【カイロ=佐藤貴生】6月18日投票のイラン大統領選で同国内務省は25日、反米保守強硬派の実力者であるライシ司法府代表ら7人が立候補資格を得たと発表した。穏健派の有力候補は失格となり、ライシ師が事実上の最有力候補。選挙戦は予定を前倒しして同日解禁され、保守強硬派が対米批判を強める公算が大きい。保守強硬派が勝利すれば、2015年のイラン核合意の維持がさらに困難になる可能性がある。
イランのメディアによると大統領選には592人が立候補し、最高指導者ハメネイ師の影響下にある「護憲評議会」が適性を審査して候補を絞り込んだ。穏健派の有力者ラリジャニ前国会議長のほか、保守強硬派のアハマディネジャド前大統領も失格となった。
ライシ師は革命体制を強権で支える司法府でキャリアを積んだ。17年の前回選で穏健派のロウハニ現大統領に敗れたが、ハメネイ師の指名で19年に司法府トップに就任、同師の評価も高いといわれる。次期最高指導者の候補にも浮上しており、保守強硬派の牙城である革命防衛隊とも親密な関係にあるとされる。

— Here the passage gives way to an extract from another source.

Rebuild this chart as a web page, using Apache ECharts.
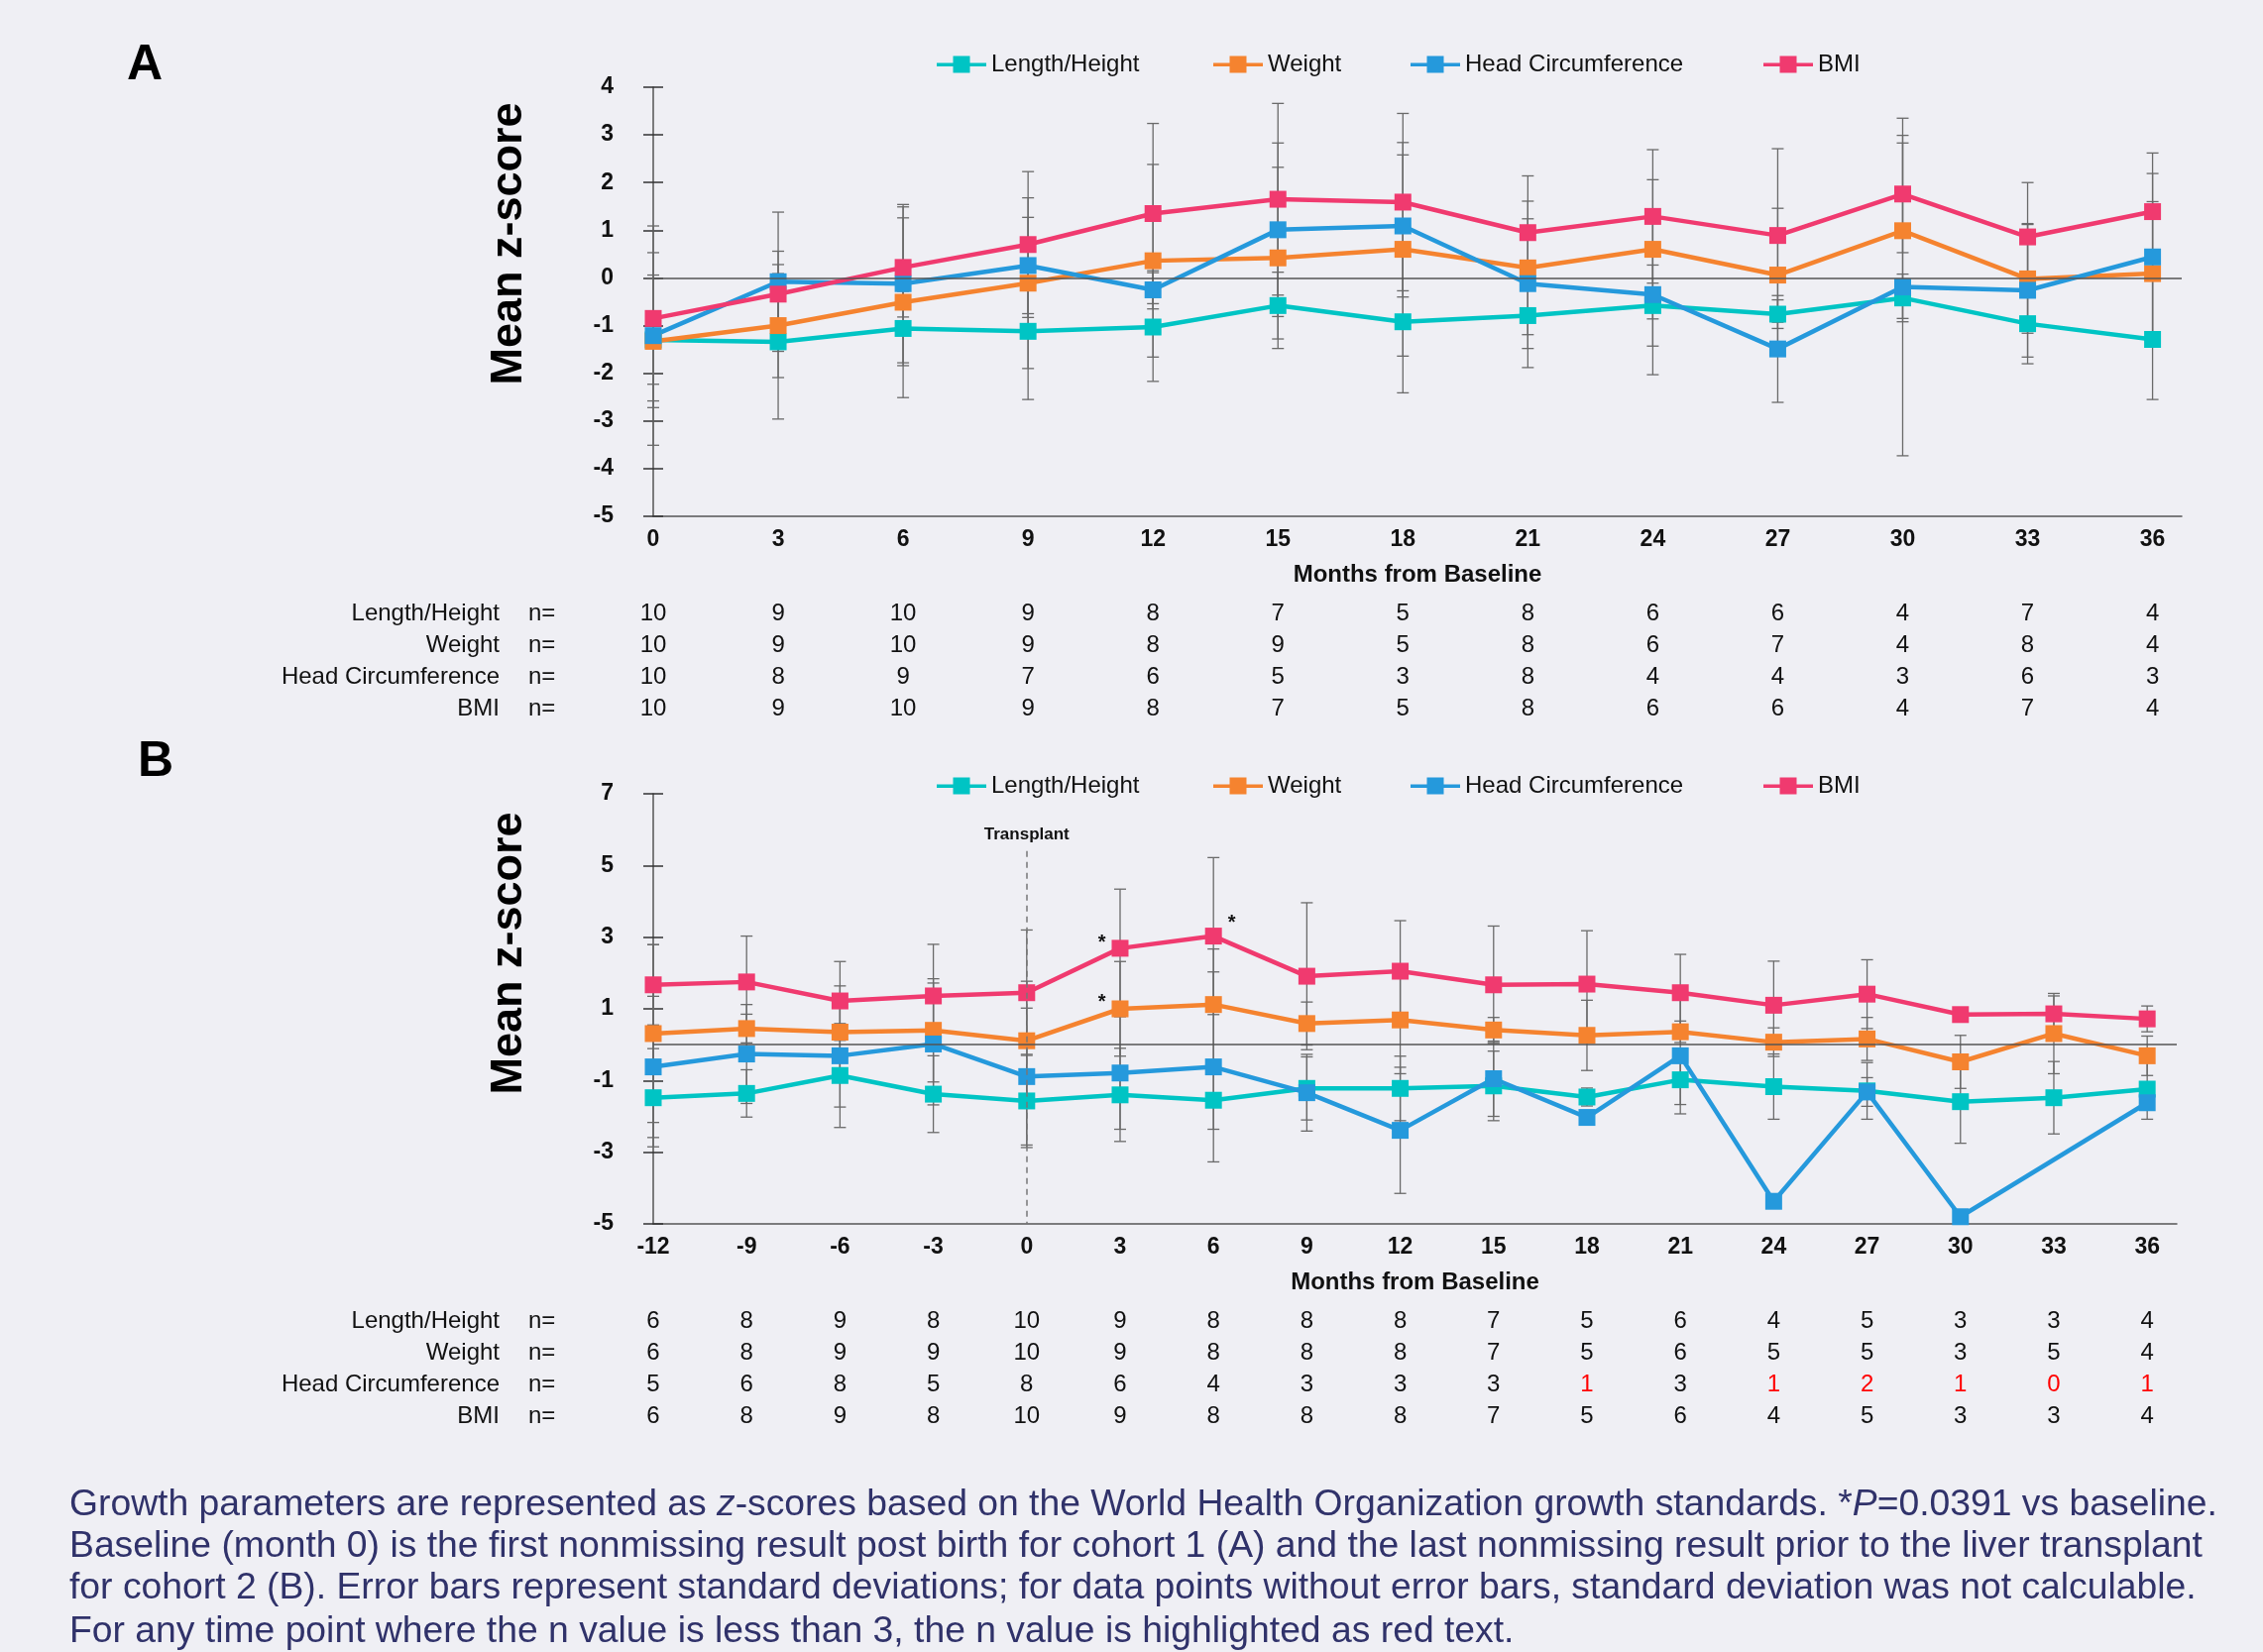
<!DOCTYPE html>
<html>
<head>
<meta charset="utf-8">
<script src="https://cdn.jsdelivr.net/npm/echarts@6/dist/echarts.min.js"></script>
<style>
html, body { margin: 0; padding: 0; background: #efeff4; }
#chart { width: 2283px; height: 1667px; }
</style>
</head>
<body>
<div id="chart"></div>
<script>
// ---- data ----
const seriesNames = ['Length/Height', 'Weight', 'Head Circumference', 'BMI']
const colors = ['#00c4c4', '#f5832f', '#2599dc', '#f03a6f']

// panel A (cohort 1)
const monthsA = [0, 3, 6, 9, 12, 15, 18, 21, 24, 27, 30, 33, 36]
const lhA = [-1.3, -1.34, -1.06, -1.12, -1.03, -0.58, -0.92, -0.79, -0.58, -0.76, -0.42, -0.96, -1.29]
const wA = [-1.33, -1.0, -0.51, -0.11, 0.36, 0.42, 0.60, 0.21, 0.60, 0.06, 0.99, -0.02, 0.09]
const hcA = [-1.21, -0.08, -0.12, 0.26, -0.25, 1.01, 1.09, -0.12, -0.35, -1.49, -0.19, -0.26, 0.44]
const bmiA = [-0.85, -0.34, 0.22, 0.70, 1.35, 1.65, 1.59, 0.95, 1.29, 0.89, 1.76, 0.86, 1.39]
const lhSdA = [1.28, 1.62, 0.78, 1.43, 1.14, 0.7, 1.49, 1.09, 0.85, 0.3, 0.5, 0.84, 1.26]
const wSdA = [1.39, 1.09, 2.0, 1.79, 2.02, 1.9, 2.24, 1.4, 1.46, 1.4, 1.84, 1.14, 1.51]
const hcSdA = [2.3, 1.46, 1.66, 1.01, 0.4, 1.82, 1.49, 1.36, 1.68, 1.12, 3.54, 1.4, 1.75]
const bmiSdA = [1.38, 0.9, 1.04, 1.53, 1.89, 2.01, 1.86, 1.19, 1.4, 1.82, 1.23, 1.14, 1.23]
const nLhA = [10, 9, 10, 9, 8, 7, 5, 8, 6, 6, 4, 7, 4]
const nWA = [10, 9, 10, 9, 8, 9, 5, 8, 6, 7, 4, 8, 4]
const nHcA = [10, 8, 9, 7, 6, 5, 3, 8, 4, 4, 3, 6, 3]
const nBmiA = [10, 9, 10, 9, 8, 7, 5, 8, 6, 6, 4, 7, 4]
const yTicksA = [-5, -4, -3, -2, -1, 0, 1, 2, 3, 4]

// panel B (cohort 2)
const monthsB = [-12, -9, -6, -3, 0, 3, 6, 9, 12, 15, 18, 21, 24, 27, 30, 33, 36]
const lhB = [-1.48, -1.36, -0.86, -1.38, -1.57, -1.40, -1.55, -1.22, -1.22, -1.15, -1.46, -0.98, -1.17, -1.29, -1.59, -1.48, -1.24]
const wB = [0.31, 0.45, 0.35, 0.40, 0.11, 1.0, 1.12, 0.59, 0.69, 0.41, 0.26, 0.36, 0.07, 0.16, -0.48, 0.31, -0.31]
const hcB = [-0.62, -0.26, -0.31, 0.02, -0.89, -0.79, -0.62, -1.34, -2.39, -0.95, -2.03, -0.31, -4.37, -1.32, -4.80, null, -1.62]
const bmiB = [1.67, 1.75, 1.22, 1.36, 1.45, 2.69, 3.03, 1.91, 2.05, 1.67, 1.69, 1.45, 1.10, 1.41, 0.84, 0.86, 0.72]
const lhSdB = [1.37, 0.66, 1.45, 1.07, 1.3, 1.3, 0.81, 0.88, 0.9, 0.97, 0.25, 0.69, 0.91, 0.79, 1.16, 1.01, 0.84]
const wSdB = [2.48, 0.4, 1.29, 1.44, 1.66, 1.32, 1.55, 0.6, 1.5, 0.35, 0.98, 0.3, 0.4, 0.6, 0.74, 1.12, 0.55]
const hcSdB = [1.97, 1.38, 1.43, 1.7, 1.91, 1.57, 2.65, 1.07, 1.76, 1.05, null, 1.62, null, 0.4, null, null, null]
const bmiSdB = [1.12, 1.28, 1.1, 1.44, 1.75, 1.65, 2.19, 2.05, 1.41, 1.64, 1.49, 1.07, 1.23, 0.96, 0.1, 0.5, 0.36]
const nLhB = [6, 8, 9, 8, 10, 9, 8, 8, 8, 7, 5, 6, 4, 5, 3, 3, 4]
const nWB = [6, 8, 9, 9, 10, 9, 8, 8, 8, 7, 5, 6, 5, 5, 3, 5, 4]
const nHcB = [5, 6, 8, 5, 8, 6, 4, 3, 3, 3, 1, 3, 1, 2, 1, 0, 1]
const nBmiB = [6, 8, 9, 8, 10, 9, 8, 8, 8, 7, 5, 6, 4, 5, 3, 3, 4]
const yTicksB = [-5, -3, -1, 1, 3, 5, 7]
// months with significance star (P=0.0391 vs baseline)
const starWeightB = [3]
const starBmiB = [3, 6]

const captionLines = [
  'Growth parameters are represented as {i|z}-scores based on the World Health Organization growth standards. *{i|P}=0.0391 vs baseline.',
  'Baseline (month 0) is the first nonmissing result post birth for cohort 1 (A) and the last nonmissing result prior to the liver transplant',
  'for cohort 2 (B). Error bars represent standard deviations; for data points without error bars, standard deviation was not calculable.',
  'For any time point where the n value is less than 3, the n value is highlighted as red text.'
]

// ---- helpers ----
const FONT = '"Liberation Sans", Arial, sans-serif'
const chart = echarts.init(document.getElementById('chart'))

function pairs(months, vals) {
  return months.map((m, i) => [m, vals[i]]).filter(d => d[1] != null)
}

function errorBars(months, vals, sds, xi, yi) {
  const data = months.map((m, i) => [m, vals[i], sds[i]]).filter(d => d[1] != null && d[2] != null)
  return {
    type: 'custom',
    xAxisIndex: xi,
    yAxisIndex: yi,
    z: 1,
    silent: true,
    data: data,
    renderItem: function (params, api) {
      const x = api.value(0), m = api.value(1), sd = api.value(2)
      const top = api.coord([x, m + sd])
      const bot = api.coord([x, m - sd])
      const w = 6
      const style = { stroke: '#6a6a6a', lineWidth: 1.3 }
      return {
        type: 'group',
        children: [
          { type: 'line', shape: { x1: top[0], y1: top[1], x2: bot[0], y2: bot[1] }, style: style },
          { type: 'line', shape: { x1: top[0] - w, y1: top[1], x2: top[0] + w, y2: top[1] }, style: style },
          { type: 'line', shape: { x1: bot[0] - w, y1: bot[1], x2: bot[0] + w, y2: bot[1] }, style: style }
        ]
      }
    }
  }
}

function lineSeries(idx, months, vals, xi, yi, stars) {
  let data = pairs(months, vals)
  if (stars) {
    data = data.map(d => {
      const s = stars[d[0]]
      if (!s) return d
      return {
        value: d,
        label: { show: true, formatter: '*', position: s[0], offset: s[1], distance: 6, fontSize: 20, fontWeight: 'bold', color: '#111' }
      }
    })
  }
  return {
    name: seriesNames[idx],
    type: 'line',
    xAxisIndex: xi,
    yAxisIndex: yi,
    z: 3,
    data: data,
    symbol: 'rect',
    symbolSize: 17,
    connectNulls: true,
    color: colors[idx],
    lineStyle: { width: 4.5, color: colors[idx] },
    itemStyle: { color: colors[idx] },
    emphasis: { disabled: true }
  }
}

function nTable(months, rows, xi, yi) {
  return {
    type: 'custom',
    xAxisIndex: xi,
    yAxisIndex: yi,
    silent: true,
    z: 4,
    data: months.map(m => [m, -5]),
    renderItem: function (params, api) {
      const i = params.dataIndex
      const p = api.coord([api.value(0), api.value(1)])
      return {
        type: 'group',
        children: rows.map((arr, r) => ({
          type: 'text',
          x: p[0],
          y: p[1] + 98 + r * 32,
          style: {
            text: String(arr[i]),
            fill: arr[i] < 3 ? '#ff0000' : '#111',
            fontSize: 24,
            fontFamily: FONT,
            align: 'center',
            verticalAlign: 'middle'
          }
        }))
      }
    }
  }
}

function xAxisCfg(gi, min, max, ticks) {
  return {
    gridIndex: gi, type: 'value', min: min, max: max,
    axisLine: { show: true, onZero: false, lineStyle: { color: '#555', width: 1.5 } },
    axisTick: { show: false },
    splitLine: { show: false },
    axisLabel: { customValues: ticks, fontWeight: 'bold', fontSize: 23, color: '#111', margin: 12, fontFamily: FONT },
    name: 'Months from Baseline', nameLocation: 'middle', nameGap: 47,
    nameTextStyle: { fontWeight: 'bold', fontSize: 24, color: '#111', fontFamily: FONT }
  }
}

function yAxisCfg(gi, min, max, ticks, inside) {
  return {
    gridIndex: gi, type: 'value', min: min, max: max, position: 'left',
    axisLine: { show: !inside, onZero: false, lineStyle: { color: '#555', width: 1.5 } },
    axisTick: { show: true, inside: inside, length: 10, customValues: ticks, lineStyle: { color: '#333', width: 1.5 } },
    axisLabel: { show: !inside, customValues: ticks, fontWeight: 'bold', fontSize: 23, color: '#111', margin: 40, fontFamily: FONT },
    splitLine: { show: false }
  }
}

// legend icon: line with a square marker in the middle
const legendIcon = 'path://M0,7L50,7L50,10.5L0,10.5Z M16.5,0L33.5,0L33.5,17L16.5,17Z'
const legendLefts = [940, 1219, 1418, 1774]
function legends(top) {
  return seriesNames.map((n, i) => ({
    data: [{ name: n, icon: legendIcon }], left: legendLefts[i], top: top, selectedMode: false,
    itemWidth: 50, itemHeight: 17, itemGap: 0,
    textStyle: { fontSize: 24, color: '#111', fontFamily: FONT }
  }))
}

function rowLabelGraphics(baseY) {
  const out = []
  seriesNames.forEach((t, r) => {
    out.push({ type: 'text', x: 504, y: baseY + 98 + r * 32, style: { text: t, fontSize: 24, fontFamily: FONT, fill: '#111', align: 'right', verticalAlign: 'middle' } })
    out.push({ type: 'text', x: 533, y: baseY + 98 + r * 32, style: { text: 'n=', fontSize: 24, fontFamily: FONT, fill: '#111', align: 'left', verticalAlign: 'middle' } })
  })
  return out
}

const starsW = {}
starWeightB.forEach(m => { starsW[m] = ['left', [0, -7]] })
const starsBmi = {}
starBmiB.forEach(m => { starsBmi[m] = m === 6 ? ['right', [0, -13]] : ['left', [0, -5]] })

const gridA = { left: 659, top: 88, width: 1542, height: 433 }
const gridB = { left: 659, top: 801, width: 1537, height: 434 }

const zeroLine = {
  silent: true, symbol: 'none', label: { show: false },
  lineStyle: { color: '#555', width: 1.5, type: 'solid' },
  data: [{ yAxis: 0 }]
}

const seriesA = [
  errorBars(monthsA, lhA, lhSdA, 0, 0),
  errorBars(monthsA, wA, wSdA, 0, 0),
  errorBars(monthsA, hcA, hcSdA, 0, 0),
  errorBars(monthsA, bmiA, bmiSdA, 0, 0),
  Object.assign(lineSeries(0, monthsA, lhA, 0, 0), { markLine: zeroLine }),
  lineSeries(1, monthsA, wA, 0, 0),
  lineSeries(2, monthsA, hcA, 0, 0),
  lineSeries(3, monthsA, bmiA, 0, 0),
  nTable(monthsA, [nLhA, nWA, nHcA, nBmiA], 0, 0)
]

const seriesB = [
  errorBars(monthsB, lhB, lhSdB, 1, 2),
  errorBars(monthsB, wB, wSdB, 1, 2),
  errorBars(monthsB, hcB, hcSdB, 1, 2),
  errorBars(monthsB, bmiB, bmiSdB, 1, 2),
  Object.assign(lineSeries(0, monthsB, lhB, 1, 2), { markLine: zeroLine }),
  Object.assign(lineSeries(1, monthsB, wB, 1, 2, starsW), {
    markLine: {
      silent: true, symbol: 'none',
      lineStyle: { color: '#777', width: 1.5, type: [6, 5] },
      label: { show: true, formatter: 'Transplant', position: 'start', distance: 8, fontWeight: 'bold', fontSize: 17, color: '#111', fontFamily: FONT },
      data: [[{ coord: [0, 5.4] }, { coord: [0, -5] }]]
    }
  }),
  lineSeries(2, monthsB, hcB, 1, 2),
  lineSeries(3, monthsB, bmiB, 1, 2, starsBmi),
  nTable(monthsB, [nLhB, nWB, nHcB, nBmiB], 1, 2)
]

const option = {
  backgroundColor: '#efeff4',
  animation: false,
  textStyle: { fontFamily: FONT },
  grid: [gridA, gridB],
  legend: legends(48).concat(legends(776)),
  xAxis: [
    xAxisCfg(0, 0, 36.7, monthsA),
    xAxisCfg(1, -12, 36.95, monthsB)
  ],
  yAxis: [
    yAxisCfg(0, -5, 4, yTicksA, false),
    yAxisCfg(0, -5, 4, yTicksA, true),
    yAxisCfg(1, -5, 7, yTicksB, false),
    yAxisCfg(1, -5, 7, yTicksB, true)
  ],
  graphic: [
    { type: 'text', x: 146, y: 66, style: { text: 'A', fontSize: 50, fontWeight: 'bold', fontFamily: FONT, fill: '#000', align: 'center', verticalAlign: 'middle' } },
    { type: 'text', x: 157, y: 769, style: { text: 'B', fontSize: 50, fontWeight: 'bold', fontFamily: FONT, fill: '#000', align: 'center', verticalAlign: 'middle' } },
    { type: 'text', x: 514, y: 246, rotation: Math.PI / 2, style: { text: 'Mean z-score', fontSize: 45, fontWeight: 'bold', fontFamily: FONT, fill: '#000', align: 'center', verticalAlign: 'middle' } },
    { type: 'text', x: 514, y: 962, rotation: Math.PI / 2, style: { text: 'Mean z-score', fontSize: 45, fontWeight: 'bold', fontFamily: FONT, fill: '#000', align: 'center', verticalAlign: 'middle' } }
  ]
    .concat(rowLabelGraphics(521))
    .concat(rowLabelGraphics(1235))
    .concat(captionLines.map((t, i) => ({
      type: 'text', x: 70, y: [1519, 1561, 1603, 1647][i],
      style: {
        text: t, fontSize: 37.3, fontFamily: FONT, fill: '#30326a', align: 'left', verticalAlign: 'middle',
        rich: { i: { fontStyle: 'italic', fontSize: 37.3, fontFamily: FONT, fill: '#30326a' } }
      }
    }))),
  series: seriesA.concat(seriesB)
}

chart.setOption(option)
</script>
</body>
</html>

イランのメディアによると、立候補資格を得た7人のうち5人が保守派で、票の分散を避けてライシ師に候補を一本化するとの観測もある。穏健派ではヘンマティ中央銀行総裁が出馬を認められた。
一方、核合意再建のため米国と間接協議を続けるロウハニ大統領は、イランの核開発を検証する国際原子力機関(IAEA)との限定的な協力が期限切れを迎えたのを受け、24日にIAEAとの協力を1カ月間延長した。米国が科した経済制裁の解除を実現し、穏健派の影響力を取り戻す狙いがうかがえる。
ただ、8月に任期が切れるロウハニ師の求心力低下は著しい。ライシ師は以前、制裁解除を当て込んだロウハニ師の核合意締結は失敗し、「貧富の差が拡大した」と批判していた。
このため、次期大統領がライシ師ら反米保守強硬派になれば核合意に背を向ける公算が大きく、「対米関係の改善は望めない」(エジプトの政治評論家アハメド・サイード氏)との見方が多い。敵対するイスラエルやアラブ諸国との摩擦により中東の不安定化が加速する恐れもある。
イランのイスラム教シーア派の指導層は選挙の投票率を体制信任の指標と位置づけているが、経済低迷や穏健派の有力候補が出馬を阻まれたことで投票率は下がるとの見方が出ている。